Nothing of its kind exists to the same degree on the left, despite the recent best propagandistic efforts of MSNBC. Limbaugh is a man who can bring GOP politicians down if he wants. If they stray from orthodoxy, he can bring them back into line with some vitriol on his show. The words of MSNBC host Rachel Maddow, or even New York Times columnist Paul Krugman, do not carry anything near the same weight with Democrats.
No wonder some GOP members cannot tell fact from fiction. This is a party whose right-wing is gripped in the embrace of its own media and vice versa. They feed off each other, like a snake eternally eating its own tail. For them the centrist Obama, who takes huge donations from Goldman Sachs and is a national security hardliner, is a radical socialist. America's booming stock market is in fact a state-run economy barely worthy of being called a Soviet Republic.

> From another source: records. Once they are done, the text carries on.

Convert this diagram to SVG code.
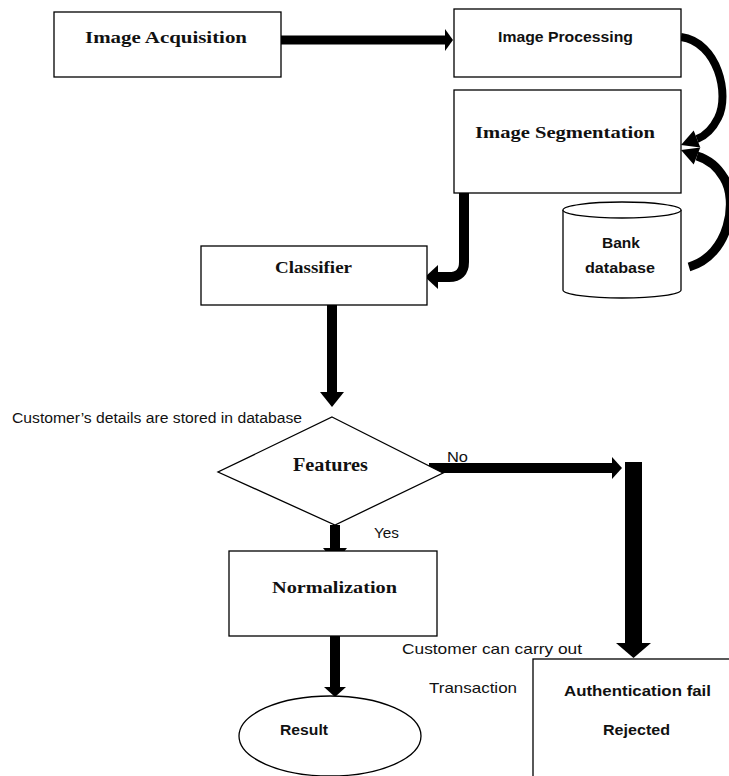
<svg xmlns="http://www.w3.org/2000/svg" width="729" height="776" viewBox="0 0 729 776">
<defs>
<style>
.box{fill:#fff;stroke:#000;stroke-width:1.3}
.serif{font-family:"Liberation Serif","Times New Roman",serif;font-weight:bold;fill:#111}
.sans{font-family:"Liberation Sans",Arial,sans-serif;fill:#111}
.b{font-weight:bold}
.conn{fill:none;stroke:#000}
.head{fill:#000;stroke:none}
</style>
</defs>
<rect width="729" height="776" fill="#fff"/>

<g id="connectors">
<!-- Acquisition -> Processing -->
<line class="conn" x1="281" y1="40" x2="446" y2="40" stroke-width="9"/>
<polygon class="head" points="445,29 453,40 445,51"/>
<!-- Processing -> Segmentation (curved) -->
<path class="conn" stroke-width="8" d="M681,37 C718,42 730,95 718,118 C712,130 705,136 697,139"/>
<polygon class="head" points="681,145 693.7,130.6 700.3,147.4"/>
<!-- Bank database -> Segmentation (curved) -->
<path class="conn" stroke-width="9" d="M689,267 C730,255 738,200 724,178 C717,166 707,159 697,156"/>
<polygon class="head" points="681,150 700.3,147.6 693.7,164.4"/>
<!-- Segmentation -> Classifier -->
<path class="conn" stroke-width="10" d="M464,182 L464,262 Q464,277 449,277 L436,277"/>
<polygon class="head" points="438,265 425,277 438,289"/>
<!-- Classifier -> Features -->
<line class="conn" x1="332" y1="305" x2="332" y2="393" stroke-width="10"/>
<polygon class="head" points="320,392 344,392 332,407"/>
<!-- Features -> Normalization (Yes) -->
<line class="conn" x1="335" y1="525" x2="335" y2="549" stroke-width="10"/>
<polygon class="head" points="323,548 347,548 335,563"/>
<!-- Features -> Authentication fail (No) -->
<line class="conn" x1="429" y1="468" x2="613" y2="468" stroke-width="10"/>
<polygon class="head" points="612,457 622,468 612,479"/>
<rect x="625" y="462" width="17" height="182" fill="#000"/>
<polygon class="head" points="616,643 651,643 633.5,658"/>
<!-- Normalization -> Result -->
<line class="conn" x1="335" y1="636" x2="335" y2="688" stroke-width="10"/>
<polygon class="head" points="324,687 346,687 335,697"/>
</g>

<g id="image-acquisition">
<rect class="box" x="54" y="12" width="227" height="65"/>
<text class="serif" x="85" y="43" font-size="17" textLength="162" lengthAdjust="spacingAndGlyphs">Image Acquisition</text>
</g>

<g id="image-processing">
<rect class="box" x="454" y="9" width="227" height="68"/>
<text class="sans b" x="498" y="42" font-size="14.5" textLength="135" lengthAdjust="spacingAndGlyphs">Image Processing</text>
</g>

<g id="image-segmentation">
<rect class="box" x="454" y="90" width="227" height="103"/>
<text class="serif" x="475" y="138" font-size="17" textLength="180" lengthAdjust="spacingAndGlyphs">Image Segmentation</text>
</g>

<g id="bank-database">
<path class="box" d="M563,210 L563,290 A59,8 0 0 0 681,290 L681,210"/>
<ellipse class="box" cx="622" cy="210" rx="59" ry="8"/>
<text class="sans b" x="602" y="248" font-size="14.5" textLength="38" lengthAdjust="spacingAndGlyphs">Bank</text>
<text class="sans b" x="585" y="273" font-size="14.5" textLength="70" lengthAdjust="spacingAndGlyphs">database</text>
</g>

<g id="classifier">
<rect class="box" x="201" y="246" width="226" height="59"/>
<text class="serif" x="275" y="273" font-size="16" textLength="77" lengthAdjust="spacingAndGlyphs">Classifier</text>
</g>

<g id="features">
<polygon class="box" points="332,417 443,473 335,525 218,472"/>
<text class="serif" x="293" y="471" font-size="18" textLength="75" lengthAdjust="spacingAndGlyphs">Features</text>
</g>

<g id="normalization">
<rect class="box" x="229" y="551" width="208" height="85"/>
<text class="serif" x="272" y="593" font-size="17" textLength="125" lengthAdjust="spacingAndGlyphs">Normalization</text>
</g>

<g id="result">
<ellipse class="box" cx="330" cy="736" rx="91" ry="40"/>
<text class="sans b" x="280" y="735" font-size="14.5" textLength="48" lengthAdjust="spacingAndGlyphs">Result</text>
</g>

<g id="authentication-fail">
<rect class="box" x="533" y="659" width="220" height="140"/>
<text class="sans b" x="564" y="696" font-size="15" textLength="147" lengthAdjust="spacingAndGlyphs">Authentication fail</text>
<text class="sans b" x="603" y="735" font-size="15" textLength="67" lengthAdjust="spacingAndGlyphs">Rejected</text>
</g>

<g id="labels">
<text class="sans" x="12" y="423" font-size="14" textLength="290" lengthAdjust="spacingAndGlyphs">Customer’s details are stored in database</text>
<text class="sans" x="447" y="462" font-size="14.5" textLength="21" lengthAdjust="spacingAndGlyphs">No</text>
<text class="sans" x="374" y="538" font-size="14.5" textLength="25" lengthAdjust="spacingAndGlyphs">Yes</text>
<text class="sans" x="402" y="654" font-size="15" textLength="180" lengthAdjust="spacingAndGlyphs">Customer can carry out</text>
<text class="sans" x="429" y="693" font-size="15" textLength="88" lengthAdjust="spacingAndGlyphs">Transaction</text>
</g>
</svg>
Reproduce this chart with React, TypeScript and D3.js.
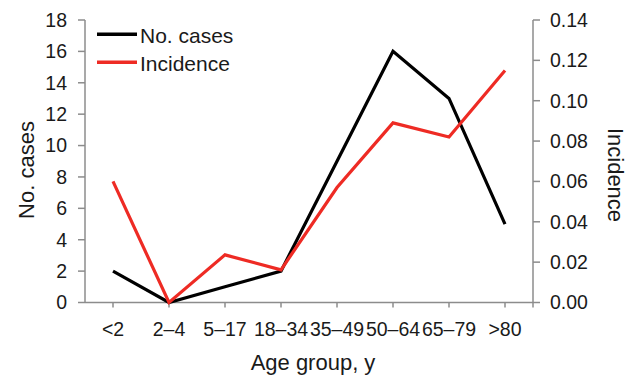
import React from 'react';
import * as d3 from 'd3';

const ageGroups = ['<2', '2–4', '5–17', '18–34', '35–49', '50–64', '65–79', '>80'];
const cases = [2, 0, 1, 2, 9, 16, 13, 5];
const incidence = [0.06, 0, 0.0236, 0.0162, 0.057, 0.089, 0.082, 0.115];
const leftTicks = [0, 2, 4, 6, 8, 10, 12, 14, 16, 18];
const rightTicks = [0, 0.02, 0.04, 0.06, 0.08, 0.1, 0.12, 0.14];

const W = 629;
const H = 375;
const X0 = 85;
const X1 = 533;
const Y0 = 302.5;
const Y1 = 20;
const AXIS = '#8c8c8c';
const RED = '#ee2b24';
const FONT = 'Liberation Sans, Arial, sans-serif';

export default function App() {
  const x = d3.scalePoint<string>().domain(ageGroups).range([X0, X1]).padding(0.5);
  const yL = d3.scaleLinear().domain([0, 18]).range([Y0, Y1]);
  const yR = d3.scaleLinear().domain([0, 0.14]).range([Y0, Y1]);

  const caseLine = d3
    .line<number>()
    .x((_, i) => x(ageGroups[i])!)
    .y((d) => yL(d));
  const incLine = d3
    .line<number>()
    .x((_, i) => x(ageGroups[i])!)
    .y((d) => yR(d));

  return (
    <svg
      width={W}
      height={H}
      style={{ position: 'absolute', left: 0, top: 0, background: '#fff' }}
      fontFamily={FONT}
    >
      {/* axes */}
      <g stroke={AXIS} strokeWidth={1.5} fill="none">
        <line x1={X0} x2={X0} y1={Y1} y2={Y0} />
        <line x1={X1} x2={X1} y1={Y1} y2={Y0} />
        <line x1={X0} x2={X1} y1={Y0} y2={Y0} />
        {leftTicks.map((t) => (
          <line key={'l' + t} x1={X0 - 7} x2={X0} y1={yL(t)} y2={yL(t)} />
        ))}
        {rightTicks.map((t) => (
          <line key={'r' + t} x1={X1} x2={X1 + 7} y1={yR(t)} y2={yR(t)} />
        ))}
        {ageGroups.map((g) => (
          <line key={'x' + g} x1={x(g)} x2={x(g)} y1={Y0} y2={Y0 + 5} />
        ))}
        <line x1={X1} x2={X1} y1={Y0} y2={Y0 + 5} />
      </g>

      {/* tick labels */}
      <g fontSize={19.5} fill="#1a1a1a">
        {leftTicks.map((t) => (
          <text key={'lt' + t} x={X0 - 18} y={yL(t)} dy="0.35em" textAnchor="end">
            {t}
          </text>
        ))}
        {rightTicks.map((t) => (
          <text key={'rt' + t} x={X1 + 17} y={yR(t)} dy="0.35em" textAnchor="start">
            {t.toFixed(2)}
          </text>
        ))}
        {ageGroups.map((g) => (
          <text key={'xt' + g} x={x(g)} y={Y0 + 33} textAnchor="middle">
            {g}
          </text>
        ))}
      </g>

      {/* axis titles */}
      <g fontSize={22} fill="#1a1a1a">
        <text x={313} y={370} textAnchor="middle">
          Age group, y
        </text>
        <text transform="translate(34,170) rotate(-90)" textAnchor="middle">
          No. cases
        </text>
        <text transform="translate(608,175) rotate(90)" textAnchor="middle">
          Incidence
        </text>
      </g>

      {/* data lines */}
      <path d={caseLine(cases)!} fill="none" stroke="#000" strokeWidth={3.2} strokeLinejoin="miter" />
      <path d={incLine(incidence)!} fill="none" stroke={RED} strokeWidth={3.2} strokeLinejoin="miter" />

      {/* legend */}
      <g fontSize={21} fill="#1a1a1a">
        <line x1={97} x2={137} y1={34.3} y2={34.3} stroke="#000" strokeWidth={3.5} />
        <text x={140} y={43.3}>No. cases</text>
        <line x1={97} x2={137} y1={62.3} y2={62.3} stroke={RED} strokeWidth={3.5} />
        <text x={140} y={70.7}>Incidence</text>
      </g>
    </svg>
  );
}
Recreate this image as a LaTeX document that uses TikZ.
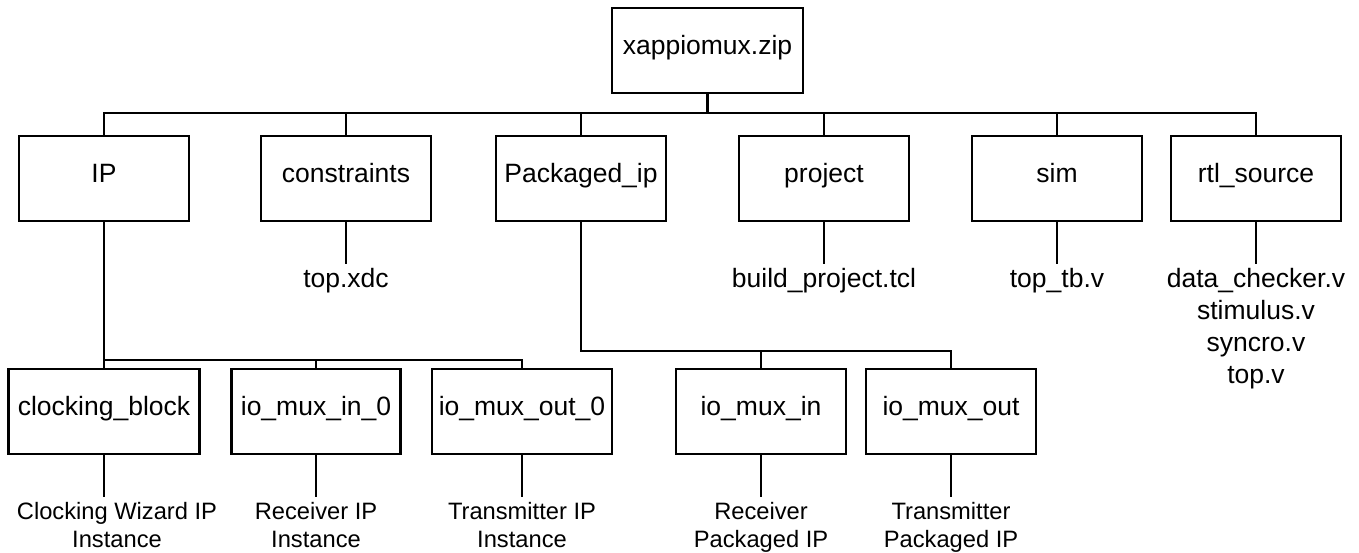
\documentclass[tikz,border=0pt]{standalone}
\usepackage{fontspec}
\setmainfont{Liberation Sans}
\usetikzlibrary{positioning}

\tikzset{
    folder/.style={draw, line width=2.6pt, inner sep=0pt, text height=46pt, text depth=39pt, minimum width=#1},
    folder/.default=170pt,
    files/.style={anchor=north, inner xsep=0pt, inner ysep=3.5pt, align=center},
    subfiles/.style={files, inner ysep=4.5pt, font=\fontsize{23.7}{28}\selectfont},
    branch/.style={line width=1.3pt},
}

\begin{document}
\begin{tikzpicture}[x=1pt, y=-1pt, font=\fontsize{26.5}{32}\selectfont]
    \useasboundingbox (0,0) rectangle (1359,552);
    % \draw [help lines, step=50] (0,0) grid (1359,552);

    % archive
    \node [folder=191pt] (zip) at (707.5,50.5) {xappiomux.zip};

    % top level folders
    \node [folder] (ip)          at (104,178.5)  {IP};
    \node [folder] (constraints) at (346,178.5)  {constraints};
    \node [folder] (packaged)    at (581,178.5)  {Packaged\_ip};
    \node [folder] (project)     at (824,178.5)  {project};
    \node [folder] (sim)         at (1057,178.5) {sim};
    \node [folder] (rtl)         at (1256,178.5) {rtl\_source};

    % IP instances
    \node [folder=191pt] (clk)     at (104,411.5) {clocking\_block};
    \node [folder=169pt] (muxin0)  at (316,411.5) {io\_mux\_in\_0};
    \node [folder=180pt] (muxout0) at (522,411.5) {io\_mux\_out\_0};

    % packaged IP
    \node [folder] (muxin)  at (761,411.5) {io\_mux\_in};
    \node [folder] (muxout) at (951,411.5) {io\_mux\_out};

    % files
    \node [files, below=42pt of constraints] (xdc) {top.xdc};
    \node [files, below=42pt of project] (tcl) {build\_project.tcl};
    \node [files, below=42pt of sim] (tb) {top\_tb.v};
    \node [files, below=42pt of rtl] (src) {data\_checker.v\\stimulus.v\\syncro.v\\top.v};

    \node [subfiles, below=42pt of clk, xshift=13pt] (clkwiz) {Clocking Wizard IP\\Instance};
    \node [subfiles, below=42pt of muxin0] (rxinst) {Receiver IP\\Instance};
    \node [subfiles, below=42pt of muxout0] (txinst) {Transmitter IP\\Instance};
    \node [subfiles, below=42pt of muxin] (rxpkg) {Receiver\\Packaged IP};
    \node [subfiles, below=42pt of muxout] (txpkg) {Transmitter\\Packaged IP};

    % tree lines
    \coordinate (bus) at (0,113);
    \coordinate (ipbus) at (0,360);
    \coordinate (pkgbus) at (0,351);

    \draw [line width=2.6pt] (zip.south) -- (zip.south |- bus);
    \draw [branch] (ip.north) |- (rtl.north |- bus) -- (rtl.north);
    \foreach \d in {constraints, packaged, project, sim}
        \draw [branch] (\d.north) -- (\d.north |- bus);

    \draw [branch] (ip.south) -- (clk.north);
    \draw [branch] (ip.south |- ipbus) -| (muxout0.north);
    \draw [branch] (muxin0.north) -- (muxin0.north |- ipbus);

    \draw [branch] (packaged.south) |- (muxout.north |- pkgbus) -- (muxout.north);
    \draw [branch] (muxin.north) -- (muxin.north |- pkgbus);

    \foreach \a/\b in {constraints/xdc, project/tcl, sim/tb, rtl/src, muxin0/rxinst, muxout0/txinst, muxin/rxpkg, muxout/txpkg}
        \draw [branch] (\a) -- (\b);
    \draw [branch] (clk.south) -- (clk.south |- clkwiz.north);

\end{tikzpicture}
\end{document}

It is where the mainstream media is a vast leftist conspiracy, rather than a bland purveyor of "he said, she said" news stories. It is an America on the verge of being forced to surrender all its guns, rather than actually owning 300m of them.
The every day reality of America, a country with very real problems (none of which involve a Marxist in the White House), does not intrude into the right's self-reinforcing symbiotic relationship. It does not need to. No wonder some in the GOP think Will McAvoy is real. Or that Friends of Hamas pays cash to Chuck Hagel. That's just the tip of the iceberg.